Slaves are treated in the south better than in the north

To the Editor:
I am replying to the letter of Frances Kemble in which she argues that slaves are not well treated in the south. I disagree for several reasons, if she says that slaves are treated badly in the south then people working in the factories are worse. At least they have a roof over their head that is free. At least they are taken care for. Who take's care of the factory workers.

Thank you for considering my views,
Yours truly,
Caroline Hentz

Slaves ARE well treated

to editor:

I have read Frances Kemble's comment to the you and I know that what he says is a lie. I have been to the south and have witness what happens to them and know they are well treated. I have seen them and they are not whipped unless they are behaving bad or trying to hurt someone of his kind or their owner. They do not work all day every hour since they are feed well and are rested every night. The slaves wake up every morning knowing that they got to get to work but get to talk to their friends and family. They also know that their families are well treated and that they are getting a good meal between work hours.
The slaves in the plantations are happily harvesting the crops and are not worrying about anything else since they are in a safe environment and are treated when anything bad happens to them. The salves are also well clothe and do not have to worry about what can happen to them in the sun.

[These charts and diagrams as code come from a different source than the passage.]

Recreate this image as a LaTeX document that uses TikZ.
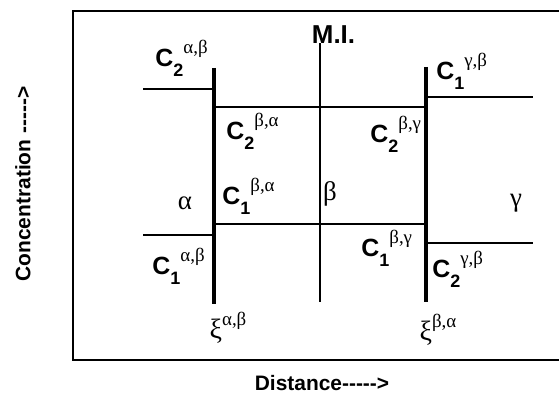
\documentclass[tikz,border=0pt]{standalone}
\usepackage{fontspec}
\setmainfont{Liberation Sans}
\newfontfamily\grk{Liberation Serif}
\newcommand{\conc}[2]{{\fontsize{12.5}{14}\selectfont\bfseries C}\raisebox{-5bp}{\fontsize{9}{10}\selectfont\bfseries #1}\raisebox{6.5bp}{\fontsize{9.5}{10}\selectfont\grk #2}}
\newcommand{\xilab}[1]{{\fontsize{14}{16}\selectfont\grk ξ\raisebox{6.5bp}{\fontsize{9.5}{10}\selectfont #1}}}
\tikzset{
  phase/.style={line width=0.6bp},
  iface/.style={line width=2.2bp},
  frame/.style={line width=0.6bp},
  lbl/.style={inner sep=0pt, anchor=base west},
  greek/.style={inner sep=0pt, font=\grk\fontsize{13.5}{15}\selectfont},
  axis/.style={inner sep=0pt, font=\fontsize{10.5}{12}\selectfont\bfseries}
}
\begin{document}
\begin{tikzpicture}[x=0.5bp, y=-0.5bp, line cap=butt]
  \useasboundingbox (0,0) rectangle (559,418);

  % frame (right edge is off the picture)
  \draw[frame] (560,11) -- (73,11) -- (73,360) -- (560,360);

  % interfaces and the middle line
  \coordinate (ab top) at (214,68);   \coordinate (ab bot) at (214,304);
  \coordinate (bg top) at (426,67);   \coordinate (bg bot) at (426,302);
  \coordinate (mi top) at (320,43);   \coordinate (mi bot) at (320,302);
  \draw[iface] (ab top) -- (ab bot);
  \draw[iface] (bg top) -- (bg bot);
  \draw[phase] (mi top) -- (mi bot);

  % concentration levels
  \draw[phase] (143,89) -- (214,89);
  \draw[phase] (214,107) -- (426,107);
  \draw[phase] (426,97) -- (533,97);
  \draw[phase] (143,235) -- (214,235);
  \draw[phase] (214,224) -- (426,224);
  \draw[phase] (426,243) -- (533,243);

  % labels
  \node[inner sep=0pt, font=\fontsize{13}{15}\selectfont\bfseries] (mi) at (333.5,35) {M.I.};
  \node[lbl] (c2ab) at (155,67)  {\conc{2}{α,β}};
  \node[lbl] (c2ba) at (226,140) {\conc{2}{β,α}};
  \node[lbl] (c1ba) at (222,205) {\conc{1}{β,α}};
  \node[lbl] (c1ab) at (152,275) {\conc{1}{α,β}};
  \node[lbl] (c1gb) at (436,80)  {\conc{1}{γ,β}};
  \node[lbl] (c2bg) at (370,143) {\conc{2}{β,γ}};
  \node[lbl] (c1bg) at (361,257) {\conc{1}{β,γ}};
  \node[lbl] (c2gb) at (432,278) {\conc{2}{γ,β}};

  \node[greek] (alpha) at (185,203) {α};
  \node[greek] (beta)  at (330,194) {β};
  \node[greek] (gamma) at (516,203) {γ};

  \node[inner sep=0pt] (xiab) at (228,328) {\xilab{α,β}};
  \node[inner sep=0pt] (xiba) at (438,330) {\xilab{β,α}};

  \node[axis, rotate=90] (ylab) at (23,184) {Concentration -{}-{}-{}-{}->};
  \node[axis] (xlab) at (322,383) {Distance-{}-{}-{}-{}->};
\end{tikzpicture}
\end{document}
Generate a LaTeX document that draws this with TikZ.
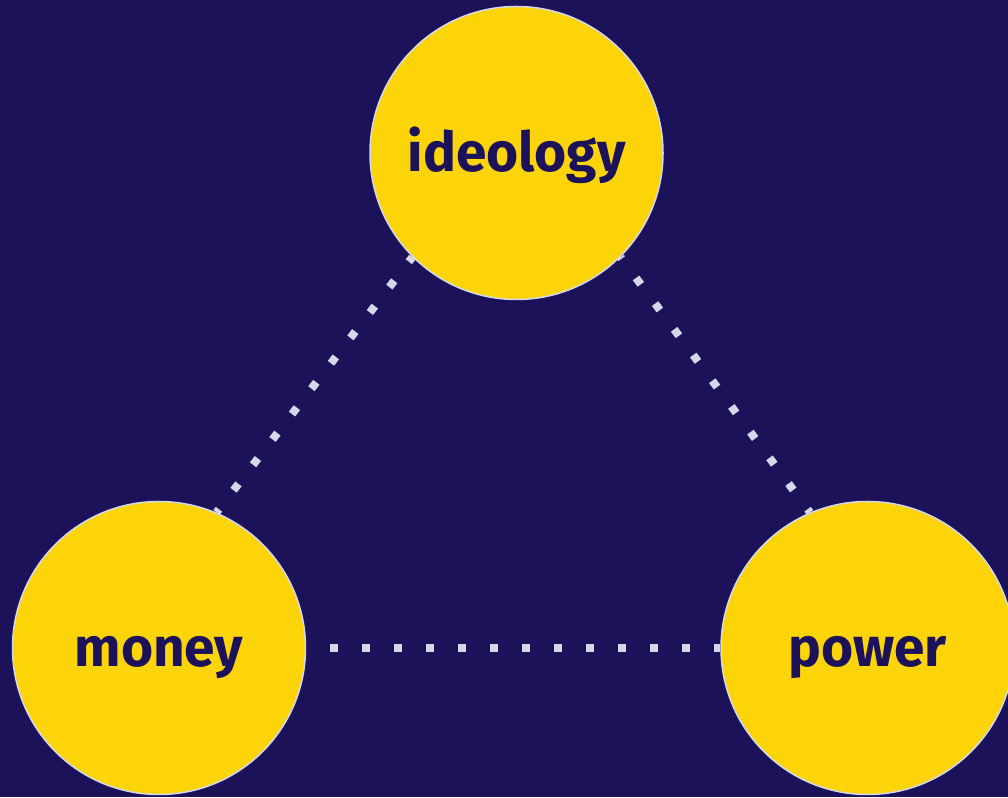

Lastly the southern slave owners do realize that the blacks are people but they are inferior to us making them like our children that we have to teach and discipline.

Thank you for considering my views,
Fernando Wood

Slaves are Well-Treated in the South

To The Editor:
In a recent issue of The Guardian you published an article entitled "Slaves are Well-Treated in The South", in which the writer argues that the slaves in the South are treated better than the free blacks in Northern states.